Uno de los mejores artículos políticos que he leído en los últimos años es Rethinking polarization (Repensando la polarización) del periodista Jonathan Rauch, publicado en 2019, en National Affairs. Empieza contando la anécdota, que se daría a conocer en EEUU unos años antes, de un mecánico que se negó a remolcar un coche averiado cuando vio, por una pegatina que tenía, que la propietaria era seguidora de Bernie Sanders. El trabajador apoyaba a Trump. Cuando le preguntaron si le parecía justo dejar tirados a un coche y a su dueña, respondió que no era justo, pero era lo que se hacía: "Es el mundo en el que vivimos". A partir de este episodio, Rauch estudia y analiza palmo a palmo la polarización en su país, tanto la pasada como la presente, y tras manejar datos e indicadores diversos, llega a una extraordinaria conclusión que él llama surreal: ¿y si la polarización no fuera realmente sobre nada?
Exacto. ¿Y si no va sobre nada? Es decir, nada ideológico, nada racional, nada que podamos fundamentar en una diferenciación creciente y consistente de los proyectos políticos. Y ello al punto de que la identificación emocional con un partido o con una ideología sea lo que está agrandando la brecha ideológica y no al revés. El caso de Estados Unidos es peculiar, pero el descubrimiento que hace Rauch sirve para interpretar mucho de lo que pasa aquí. De lo que ha pasado, con particular intensidad, desde la crisis política que fragmentó el sistema a partir de 2015. Hay quienes detectan en España una brecha mayor, en cuestiones ideológicas, de la que había antes de aquel momento, algo normal cuando se multiplican los partidos y hay más competidores en la carrera. Pero la duda que introduce Rauch persiste: ¿y si el partidismo emocional fuera la causa de esa mayor brecha y no su efecto? ¿Y si hay más diferencias y más irreconciliables, porque lo que prende como nunca es el tribalismo del "nosotros contra ellos"?

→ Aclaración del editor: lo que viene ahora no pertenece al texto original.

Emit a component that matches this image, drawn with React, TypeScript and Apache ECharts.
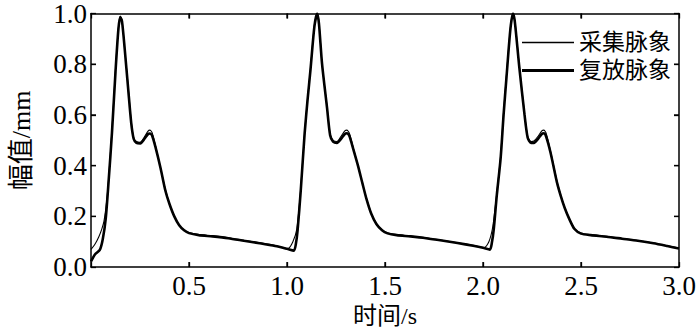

Ahora mismo, cuando finaliza una de estas largas campañas electorales que sufrimos —otro aspecto a investigar es la entronización de la campaña permanente—, se ha podido ver una correlación entre la falta de proyectos políticos de cierta ambición y el levantamiento de muros infranqueables entre "ellos y nosotros". A menor sustancia política, mayor dosis de hostilidad. Cuando el material político es pobretón, queda como principal recurso excitar las emociones y, ante todo, el miedo: "si ganan ellos, el túnel tenebroso". En el debate entre Feijóo y Sánchez, que fue un debate de los que dejan huella sea cual sea su efecto electoral, el presidente no disimuló ni la presunción de superioridad con la que llegaba ni la repulsión que le provoca aquello que representaba su adversario. En el lenguaje verbal y en el no verbal mostró y quiso mostrar —para su electorado—, que le repugnan la derecha —y su electorado—. Era como si para ganar entre los "suyos" tuviera que mostrar que los "otros" son escoria. Que le saliera mal, es otro asunto.
Todos hacen lo mismo, todos "polarizan", se podrá argüir. Pero cualquier ataque político, por duro y brutal que sea, no constituye la polarización de la que estamos hablando. Lo significativo es dedicarse a fomentar el odio y el miedo de unos respecto de otros, y que esas sean las grandes palancas para mover el voto. Lo curioso es renunciar a llegar a los votantes del otro lado. Lo pernicioso es la voluntad de excluir a una parte y de establecer que no existen zonas que se puedan compartir. En estas elecciones se dirime también este dilema. Continuar en la guerra tribal hasta el paroxismo o intentar reconstruir los lazos básicos de una comunidad política.